Chociaż ich relacja zaczęła się od współpracy muzycznej szybko przerodziła się w głębszą więź. Przybysz przyznała, że to właśnie Janek był jej pierwszą miłością. W wywiadzie dla magazynu „Party” artystka szczerze opowiedziała o emocjach, które towarzyszyły jej w tamtym okresie.
— Kiedy Janek do mnie napisał, od razu się zaprzyjaźniliśmy. Był moją pierwszą miłością i w pewnym sensie zakochałam się w nim od samego początku. Niestety, dzieliła nas spora odległość i nasza relacja przez długi czas opierała się przede wszystkim na przyjaźni i wzajemnym wsparciu. Z biegiem czasu pogodziłam się z myślą, że prawdopodobnie nigdy nie będziemy razem — wspominała Sylwia.

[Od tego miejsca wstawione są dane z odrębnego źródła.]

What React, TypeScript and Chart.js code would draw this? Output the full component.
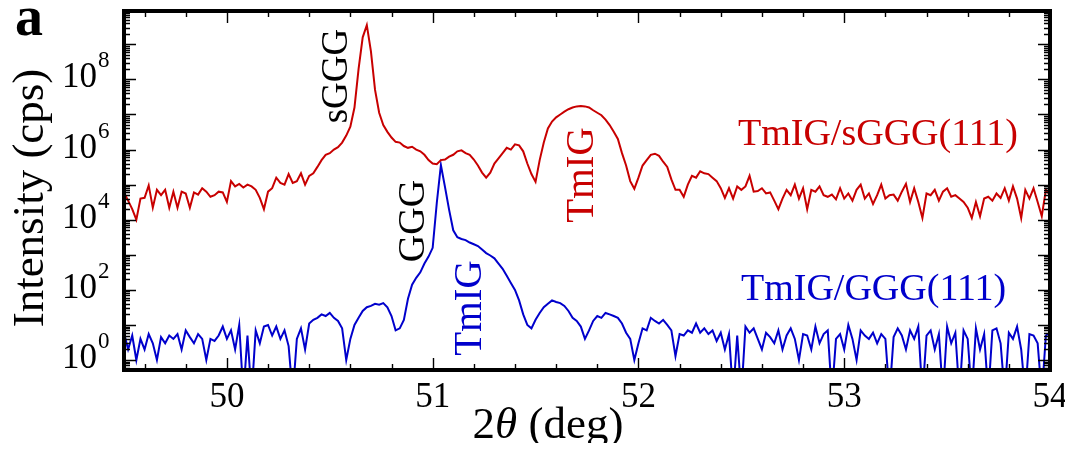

Sylwia Przybysz i Jan Dąbrowski to para, która zdecydowała się na założenie rodziny w młodym wieku, co nie uchroniło ich od fali krytyki. Mimo to, ich życie prywatne i zawodowe rozwija się w pełnej harmonii.

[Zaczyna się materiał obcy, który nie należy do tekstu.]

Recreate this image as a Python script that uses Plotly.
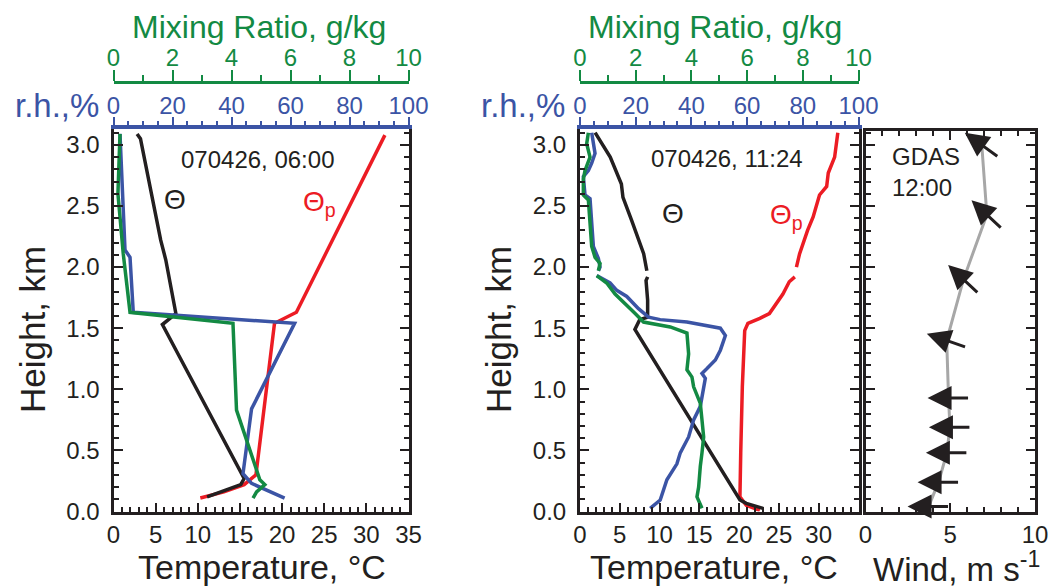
import math
import plotly.graph_objects as go

# ---------------- data: sounding 070426 06:00 ----------------
h06_theta = [3.09, 3.05, 2.22, 2.06, 1.62, 1.53, 0.27, 0.22, 0.12]
t06_theta = [2.8, 3.2, 5.6, 6.2, 7.4, 5.8, 15.5, 15.1, 11.1]

h06_thetap = [3.08, 1.63, 1.54, 0.30, 0.22, 0.16, 0.11]
t06_thetap = [32.2, 21.7, 19.1, 16.9, 15.5, 13.1, 10.3]

h06_rh = [3.09, 2.14, 2.08, 1.63, 1.54, 0.84, 0.31, 0.23, 0.11]
rh06 = [2.2, 3.9, 5.6, 6.7, 61.4, 46.8, 43.9, 46.8, 58.0]

h06_mr = [3.09, 2.60, 2.11, 1.63, 1.54, 0.83, 0.26, 0.22, 0.16, 0.11]
mr06 = [0.22, 0.15, 0.33, 0.56, 4.05, 4.17, 4.96, 5.13, 4.85, 4.73]

# ---------------- data: sounding 070426 11:24 ----------------
h1124_theta = [3.10, 2.90, 2.68, 2.57, 2.38, 2.19, 2.11, 1.97, None,
               1.92, 1.89, 1.73, 1.59, 1.57, 1.49, 0.094, 0.067, 0.026]
t1124_theta = [1.9, 3.8, 5.2, 5.4, 6.5, 7.5, 8.0, 8.4, None,
               8.5, 8.3, 8.5, 8.5, 7.5, 6.9, 20.1, 20.9, 23.0]

h1124_thetap = [3.10, 2.98, 2.90, 2.77, 2.66, 2.59, 2.49, 2.41, 2.30, 2.18, 2.11, 2.00, None,
                1.92, 1.88, 1.78, 1.62, 1.58, 1.54, 1.48, 1.02, 0.48, 0.12, 0.05, 0.01]
t1124_thetap = [32.4, 32.2, 32.0, 31.2, 31.0, 30.1, 29.7, 29.3, 28.6, 28.0, 27.6, 27.2, None,
                27.0, 26.3, 25.5, 23.8, 22.6, 21.1, 20.7, 20.4, 20.2, 20.1, 20.9, 22.6]

h1124_rh = [3.10, 3.01, 2.93, 2.85, 2.79, 2.74, 2.59, 2.56, 2.38, 2.17, 2.07, 2.00, 1.97, None,
            1.93, 1.87, 1.81, 1.76, 1.66, 1.59, 1.57, 1.55, 1.50, 1.44, 1.32, 1.24, 1.17,
            1.13, 1.09, 1.02, 0.94, 0.86, 0.75, 0.61, 0.48, 0.39, 0.26, 0.094, 0.026]
rh1124 = [4.2, 4.8, 5.4, 4.2, 3.0, 1.2, 1.8, 3.6, 4.2, 4.8, 6.6, 7.2, 6.6, None,
          6.0, 10.8, 13.2, 16.8, 21.0, 24.6, 28.8, 38.4, 50.4, 52.2, 50.4, 48.6, 45.6,
          43.8, 45.0, 44.4, 43.8, 43.2, 40.8, 39.0, 36.0, 34.8, 31.2, 28.8, 25.2]

h1124_mr = [3.10, 3.01, 2.90, 2.79, 2.72, 2.59, 2.55, 2.30, 2.17, 2.08, 2.03, 1.97, None,
            1.93, 1.87, 1.78, 1.69, 1.62, 1.55, 1.51, 1.46, 1.29, 1.16, 1.10, 1.02,
            0.885, 0.75, 0.61, 0.48, 0.37, 0.20, 0.12, 0.026]
mr1124 = [0.30, 0.24, 0.36, 0.18, 0.12, 0.12, 0.30, 0.36, 0.42, 0.54, 0.72, 0.66, None,
          0.60, 0.96, 1.26, 1.68, 1.98, 2.28, 3.24, 3.84, 3.90, 3.84, 4.02, 4.08,
          4.32, 4.38, 4.44, 4.38, 4.32, 4.26, 4.20, 4.38]

# ---------------- data: GDAS wind, 12:00 ----------------
wind_h = [0.04, 0.24, 0.48, 0.69, 0.93, 1.40, 1.90, 2.43, 3.00]
wind_speed = [3.72, 4.31, 4.80, 4.98, 4.90, 4.79, 5.78, 7.16, 6.86]
wind_dir = [90, 90, 90, 90, 90, 109, 133, 133, 126]   # degrees, direction wind blows from

# ---------------- styling ----------------
W, H = 1048, 587
FONT = "Arial, Liberation Sans, sans-serif"
BLACK = "#231f20"
RED = "#ec1c24"
BLUE = "#3b54a5"
GREEN = "#138a43"
GRAY = "#a7a7a7"
LW = 3.5


def fx(px):
    return px / W


def fy(py):
    return 1 - py / H


P1 = [fx(113.5), fx(408.5)]
P2 = [fx(580), fx(858.5)]
P3 = [fx(865.5), fx(1035)]
YD = [fy(511.5), fy(129)]
YD3 = [fy(511.5), fy(131)]
MR_POS = fy(81.5)

fig = go.Figure()


def line(x, y, color, xa, ya, width=LW):
    fig.add_trace(go.Scatter(x=x, y=y, mode="lines", xaxis=xa, yaxis=ya,
                             line=dict(color=color, width=width),
                             connectgaps=False, showlegend=False,
                             hoverinfo="skip"))


# panel 1
line(mr06, h06_mr, GREEN, "x3", "y")
line(rh06, h06_rh, BLUE, "x2", "y")
line(t06_thetap, h06_thetap, RED, "x", "y")
line(t06_theta, h06_theta, BLACK, "x", "y")
# panel 2
line(mr1124, h1124_mr, GREEN, "x6", "y2")
line(rh1124, h1124_rh, BLUE, "x5", "y2")
line(t1124_thetap, h1124_thetap, RED, "x4", "y2")
line(t1124_theta, h1124_theta, BLACK, "x4", "y2")
# panel 3
line(wind_speed, wind_h, GRAY, "x7", "y3", width=3)

COMMON = dict(showgrid=False, zeroline=False, fixedrange=True, automargin=False,
              ticklabeloverflow="allow")


def temp_axis(domain, anchor, labels_to):
    vals = list(range(0, 36, 5))
    text = [str(v) if v <= labels_to else "" for v in vals]
    return dict(domain=domain, anchor=anchor, range=[0, 35], side="bottom",
                showline=True, linecolor=BLACK, linewidth=3, mirror=False,
                ticks="inside", ticklen=9, tickwidth=2, tickcolor=BLACK,
                tickvals=vals, ticktext=text,
                minor=dict(ticks="inside", ticklen=5, tickwidth=1.5,
                           tickcolor=BLACK, dtick=1, tick0=0, showgrid=False),
                tickfont=dict(size=24, color=BLACK, family=FONT),
                ticklabelstandoff=0, **COMMON)


def rh_axis(domain, overlay, anchor):
    return dict(domain=domain, overlaying=overlay, anchor=anchor, side="top",
                range=[0, 100], showline=True, linecolor=BLUE, linewidth=3.5,
                ticks="outside", ticklen=8, tickwidth=2, tickcolor=BLUE,
                dtick=20, tick0=0,
                minor=dict(ticks="outside", ticklen=4, tickwidth=2,
                           tickcolor=BLUE, dtick=5, tick0=0, showgrid=False),
                tickfont=dict(size=24, color=BLUE, family=FONT),
                ticklabelstandoff=-6, **COMMON)


def mr_axis(domain, overlay):
    return dict(domain=domain, overlaying=overlay, anchor="free",
                position=MR_POS, side="top", range=[0, 10],
                showline=True, linecolor=GREEN, linewidth=3,
                ticks="outside", ticklen=11, tickwidth=2, tickcolor=GREEN,
                dtick=2, tick0=0,
                minor=dict(ticks="outside", ticklen=6, tickwidth=2,
                           tickcolor=GREEN, dtick=1, tick0=0, showgrid=False),
                tickfont=dict(size=24, color=GREEN, family=FONT),
                ticklabelstandoff=-6, **COMMON)


def height_axis(domain, anchor, top, labels=True):
    return dict(domain=domain, anchor=anchor, range=[0, top],
                showline=True, linecolor=BLACK, linewidth=3, mirror="ticks",
                ticks="inside", ticklen=9, tickwidth=2, tickcolor=BLACK,
                dtick=0.5, tick0=0, tickformat=".1f",
                minor=dict(ticks="inside", ticklen=5, tickwidth=2,
                           tickcolor=BLACK, dtick=0.1, tick0=0, showgrid=False),
                showticklabels=labels,
                tickfont=dict(size=24, color=BLACK, family=FONT),
                ticklabelstandoff=6, **COMMON)


fig.update_layout(
    width=W, height=H,
    margin=dict(l=0, r=0, t=0, b=0, pad=0, autoexpand=False),
    paper_bgcolor="white", plot_bgcolor="white",
    font=dict(family=FONT, color=BLACK),
    showlegend=False,
    xaxis=temp_axis(P1, "y", 35),
    xaxis2=rh_axis(P1, "x", "y"),
    xaxis3=mr_axis(P1, "x"),
    yaxis=height_axis(YD, "x", 3.13),
    xaxis4=temp_axis(P2, "y2", 30),
    xaxis5=rh_axis(P2, "x4", "y2"),
    xaxis6=mr_axis(P2, "x4"),
    yaxis2=height_axis(YD, "x4", 3.13),
    xaxis7=dict(domain=P3, anchor="y3", range=[0, 10], side="bottom",
                showline=True, linecolor=BLACK, linewidth=3, mirror="ticks",
                ticks="inside", ticklen=9, tickwidth=2, tickcolor=BLACK,
                dtick=5, tick0=0,
                minor=dict(ticks="inside", ticklen=5, tickwidth=2,
                           tickcolor=BLACK, dtick=1, tick0=0, showgrid=False),
                tickfont=dict(size=24, color=BLACK, family=FONT),
                ticklabelstandoff=0, **COMMON),
    yaxis3=height_axis(YD3, "x7", 3.115, labels=False),
)

ann = []


def label(text, x, y, size, color=BLACK, angle=0, xanchor="center", xref="paper", yref="paper"):
    ann.append(dict(text=text, x=x, y=y, xref=xref, yref=yref, showarrow=False,
                    xanchor=xanchor, yanchor="middle", textangle=angle,
                    font=dict(size=size, color=color, family=FONT)))


# axis titles
label("Mixing Ratio, g/kg", fx(259), fy(27), 32, GREEN)
label("Mixing Ratio, g/kg", fx(715), fy(27), 32, GREEN)
label("r.h.,%", fx(101), fy(105), 33, BLUE, xanchor="right")
label("r.h.,%", fx(567), fy(105), 33, BLUE, xanchor="right")
label("Height, km", fx(32), fy(330), 35, angle=-90)
label("Height, km", fx(498), fy(330), 35, angle=-90)
label("Temperature, °C", fx(262), fy(567), 34)
label("Temperature, °C", fx(714), fy(567), 34)
label("Wind, m s<sup>-1</sup>", fx(956), fy(567), 33)

# in-panel text
label("070426, 06:00", 17.1, 2.88, 24, xref="x", yref="y")
label("Θ", 5.7, 2.55, 28, xanchor="left", xref="x", yref="y")
label("Θ<sub>p</sub>", 22.3, 2.52, 28, RED, xanchor="left", xref="x", yref="y")
label("070426, 11:24", 18.5, 2.89, 24, xref="x4", yref="y2")
label("Θ", 10.0, 2.44, 28, xanchor="left", xref="x4", yref="y2")
label("Θ<sub>p</sub>", 23.6, 2.41, 28, RED, xanchor="left", xref="x4", yref="y2")
label("GDAS", 1.45, 2.91, 24, xanchor="left", xref="x7", yref="y3")
label("12:00", 1.45, 2.65, 24, xanchor="left", xref="x7", yref="y3")

# wind direction arrows centred on the speed profile
L = 42
for s, h, d in zip(wind_speed, wind_h, wind_dir):
    b = math.radians(d + 180)
    ux, uy = math.sin(b), -math.cos(b)
    ann.append(dict(x=s, y=h, xref="x7", yref="y3", text="", showarrow=True,
                    ax=-L * ux, ay=-L * uy, axref="pixel", ayref="pixel",
                    xshift=L / 2 * ux, yshift=-L / 2 * uy,
                    arrowhead=2, arrowsize=1.6, arrowwidth=3,
                    arrowcolor=BLACK, standoff=0, startstandoff=0))

fig.update_layout(annotations=ann)

fig.write_html("out.html")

Pierwsza córka pary, Pola przyszła na świat w 2020 roku, a od tego czasu ich rodzina powiększyła się o dwie kolejne córeczki — Nelę i Jaśminę. Sylwia i Janek, choć otwarcie dzielą się swoim życiem w mediach społecznościowych podkreślają, że istnieją sfery, które pozostawiają tylko dla siebie.
W wywiadzie dla Plejady Jan Dąbrowski odniósł się do błędnych przekonań, które niekiedy pojawiają się wokół ich osoby.
— Pokazujemy swoje życie w sieci, ale są rzeczy, które zostawiamy dla siebie. Gros ludzi nie ma pojęcia o naszych inwestycjach dlatego odbierają nas jak typową młodzież, która jest jeszcze na studiach, nie ma swojego domu i utrzymywana jest przez rodziców — mówił Dąbrowski.
Tymczasem rzeczywistość jest zupełnie inna.
Para rozpoczęła swoje kariery bardzo wcześnie zyskując popularność w młodym wieku. Dzięki ciężkiej pracy i rozwojowi zawodowemu udało im się zgromadzić znaczny majątek, co dało im pewność, że mogą zapewnić swojej rodzinie stabilną przyszłość.
— My dość wcześnie zaczęliśmy pracować, nasze kariery szybko się rozwinęły i w młodym wieku udało nam się zgromadzić fajny majątek. Marzyliśmy o założeniu rodziny i stwierdziliśmy, że doszliśmy do takiego momentu, kiedy możemy już zapewnić jej dobrą przyszłość. Czuliśmy, że jesteśmy na to gotowi — wyjaśniał Dąbrowski.
Dzięki zdeterminowanemu podejściu do życia i umiejętności zarządzania karierą, Sylwia i Janek stworzyli dla siebie oraz swoich dzieci stabilne, szczęśliwe środowisko. Ich przykład pokazuje, że wiek nie jest najważniejszym czynnikiem w podejmowaniu decyzji o założeniu rodziny — liczą się odpowiedzialność, dojrzałość i gotowość do podejmowania wyzwań.